Some NHS services have a legal duty to alert their local housing authority if they identify someone who they believe is homeless or at risk of becoming so. Find out the questions you can ask your NHS to understand if they are meeting this duty.
Person holding shape of a home in their hands

Health and homelessness

Ill health can be both a cause and result of homelessness.

The health and wellbeing of people who experience homelessness are poorer than that of the general population. They often experience the most significant health inequalities. The longer a person experiences homelessness, the more likely their health and wellbeing will be at risk.

Role of professionals

Working with other services, NHS professionals can play an important role in helping to:

  • identify and prevent homelessness,
  • reduce the effect on health that homelessness can cause, and
  • make sure that poor health does prevent those who are experiencing homelessness moving on to a home of their own.

What is the Duty to Refer?

Since April 2018, public bodies - like hospitals, job centres and prisons - have had to tell a local housing authority if they identify someone who they believe is currently homeless or may be threatened with homelessness within 56 days. 

For the NHS, the Duty to Refer applies to all emergency departments, urgent treatment centres and hospitals providing inpatient care.

The notification, which requires the consent of an individual, aims to help people get access to homelessness services as soon as possible.
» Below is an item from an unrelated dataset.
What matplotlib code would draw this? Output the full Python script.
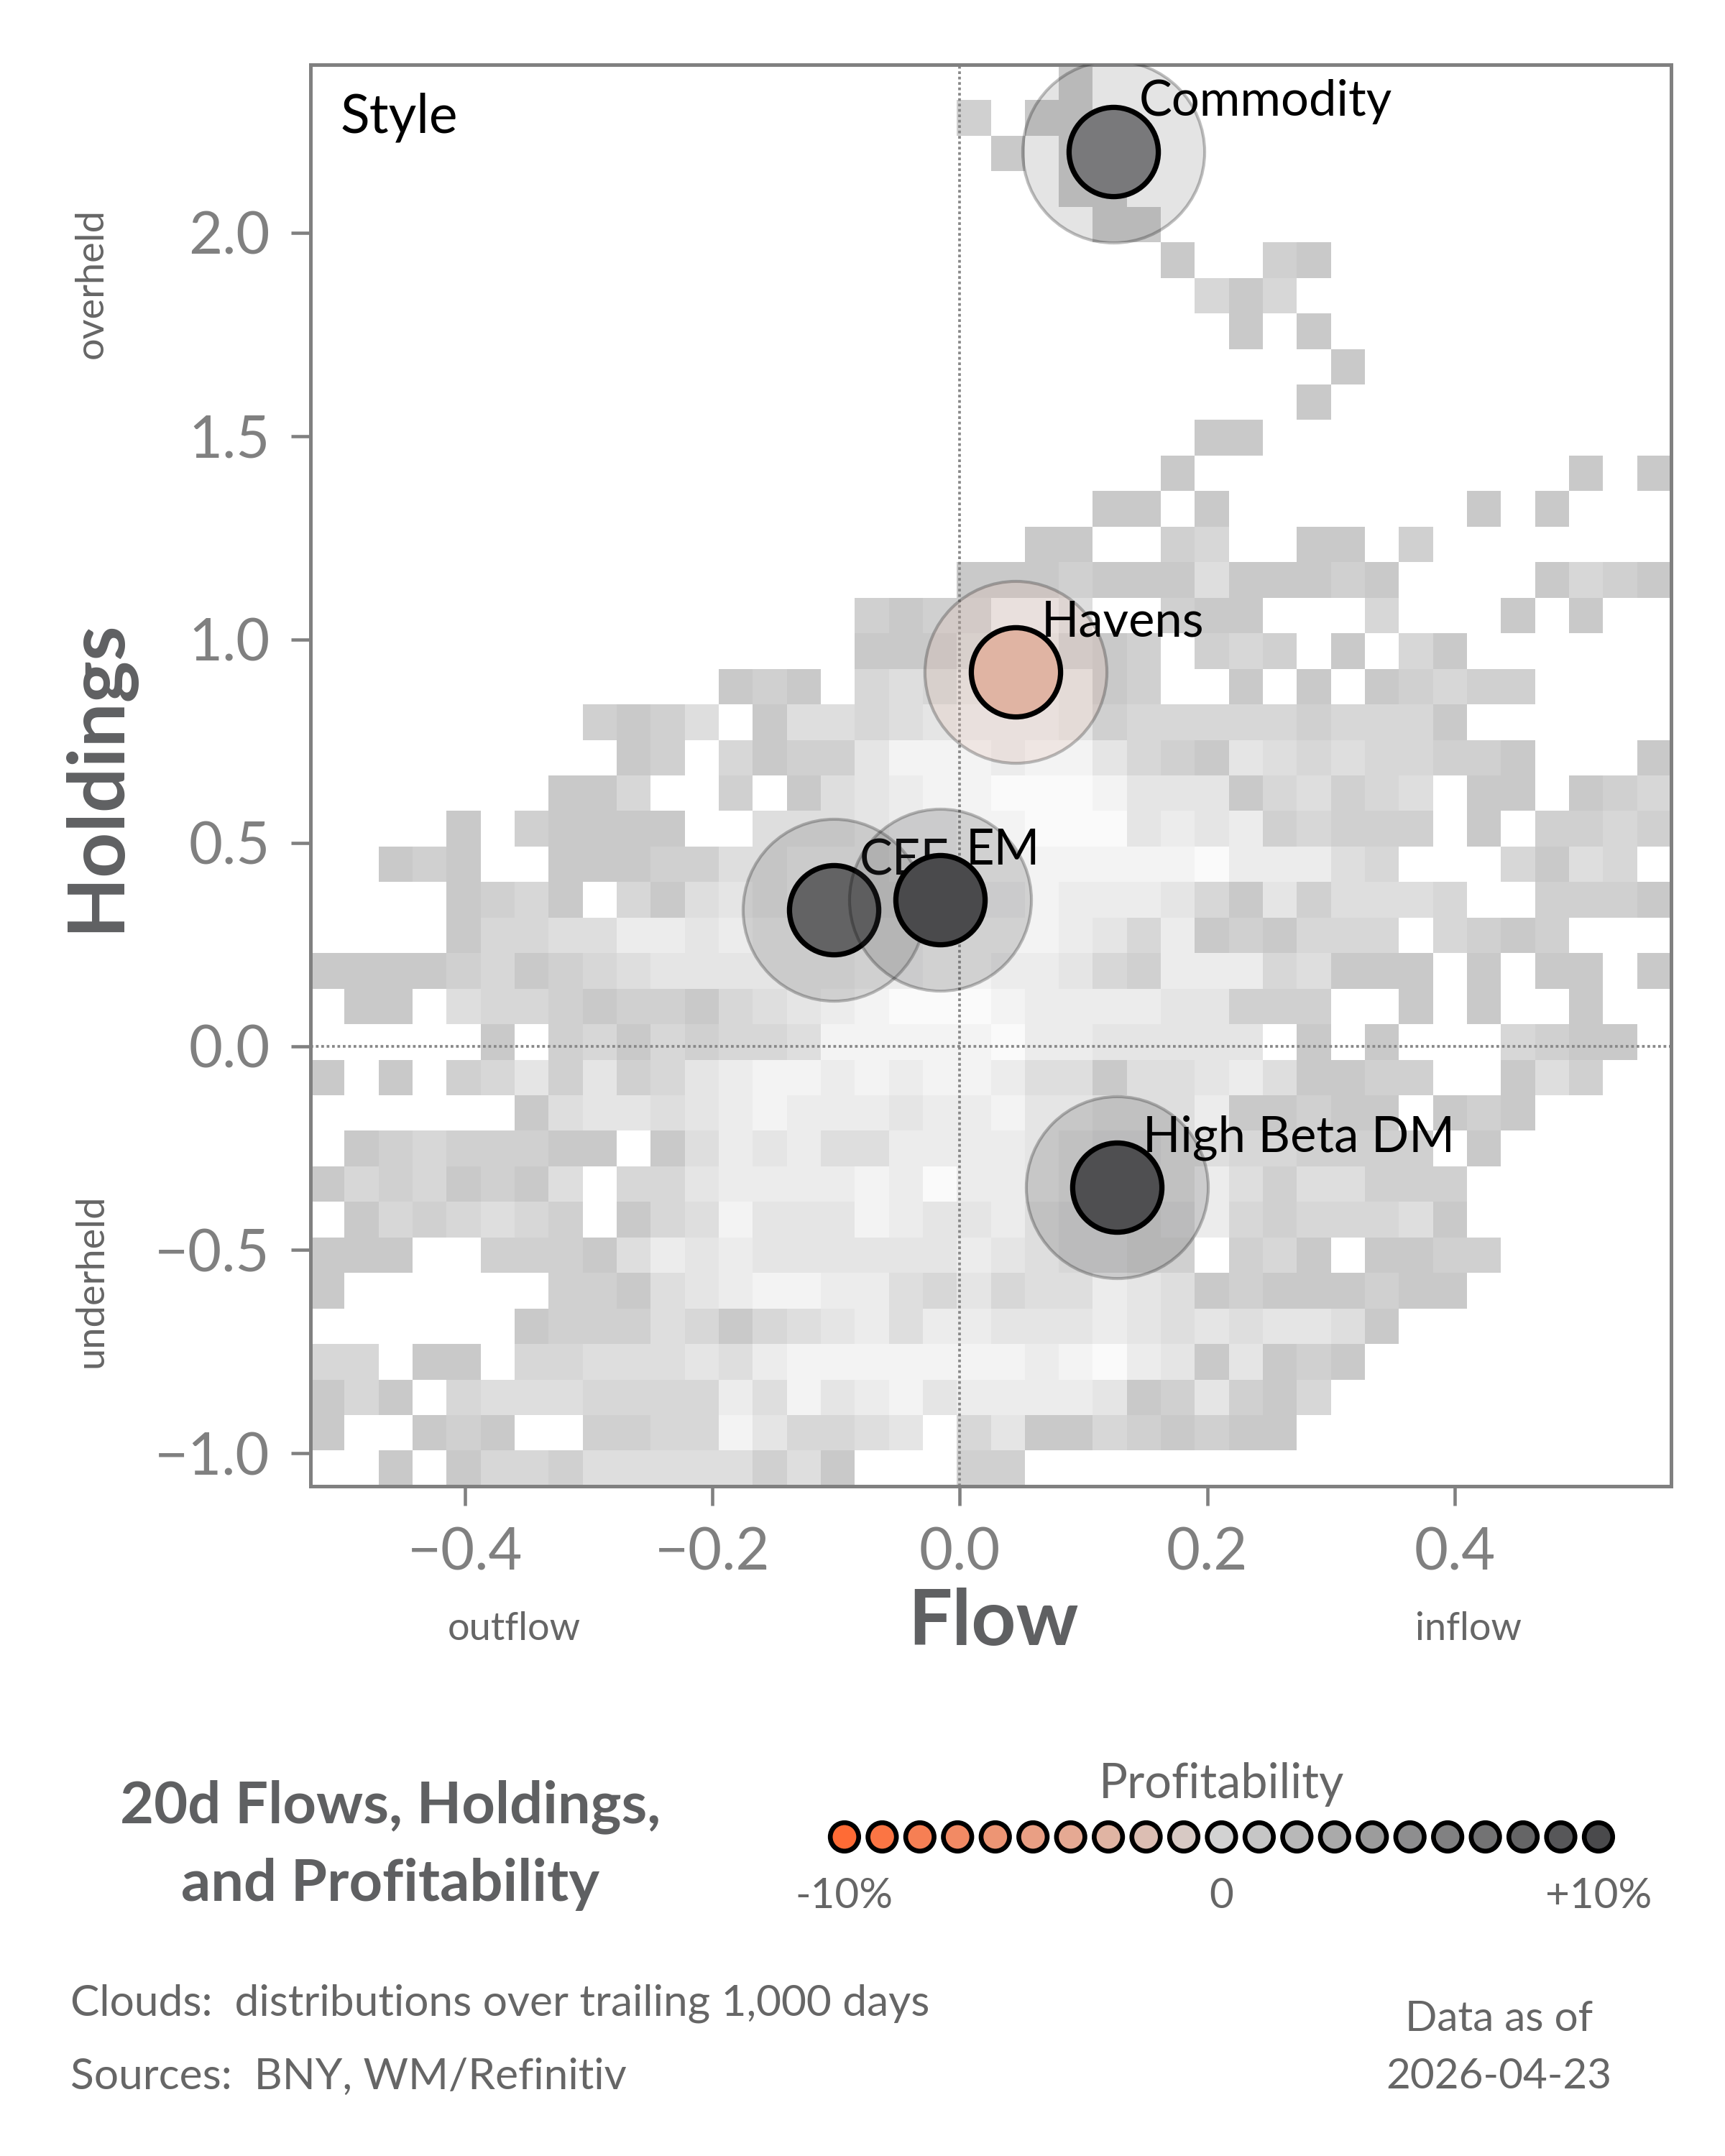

Find out more about the 'Duty to Refer'

Part of the Homelessness Reduction Act 2017, the Duty to Refer aims to help make sure that services are working together effectively to prevent homelessness by ensuring that peoples’ housing needs are considered when they come into contact with public authorities.

Although it is up to public bodies in a local area to decide how the duty will work in practice, Government guidance sets out further information about how referrals should work and the minimum information needed.

Find out more

Questions to ask your NHS

It is important that your NHS knows the steps they can take when they come into contact with someone who is homeless or is facing homelessness.

Here is a set of questions you can ask your NHS to help highlight the importance of tackling homelessness.

  1. Are you aware of the 'Duty to Refer' which came into force in October 2018?
  2. Are you aware of the need for certain health services to refer someone, with the patient’s permission, to the local authority housing team if they are experiencing homelessness or are at risk of becoming homeless in the next 56 days?
  3. Housing is as a key determinant of health. As part of a person-centred approach, what steps are you taking to understand your patients’ housing situation and to support recovery when their housing status is affecting their health?
  4. Do you discharge patients from inpatient services without a home or address to go to? If so, how do you monitor this and make sure plans are put in place before discharge to support recovery and reduce the risk of harm and readmission?
  5. How are the deaths of people sleeping rough investigated? Is this in the same way as any other unexpected death that happens elsewhere in the community or statutory services?
  6. How does your work with people experiencing homelessness safeguard them and reduce the risk of them experiencing abuse?
  7. Are you confident your staff are aware of the causes and impact of homelessness and their duties under homelessness legislation?
  8. What considerations have made in your policies and plans to help reduce homelessness and the impact of homelessness?

These questions were developed by Shared Ventures who, as part of the Keep Well Collaborative, have developed a fuller briefing for local Healthwatch to help you understand the role you can play in helping to tackle homelessness in your area.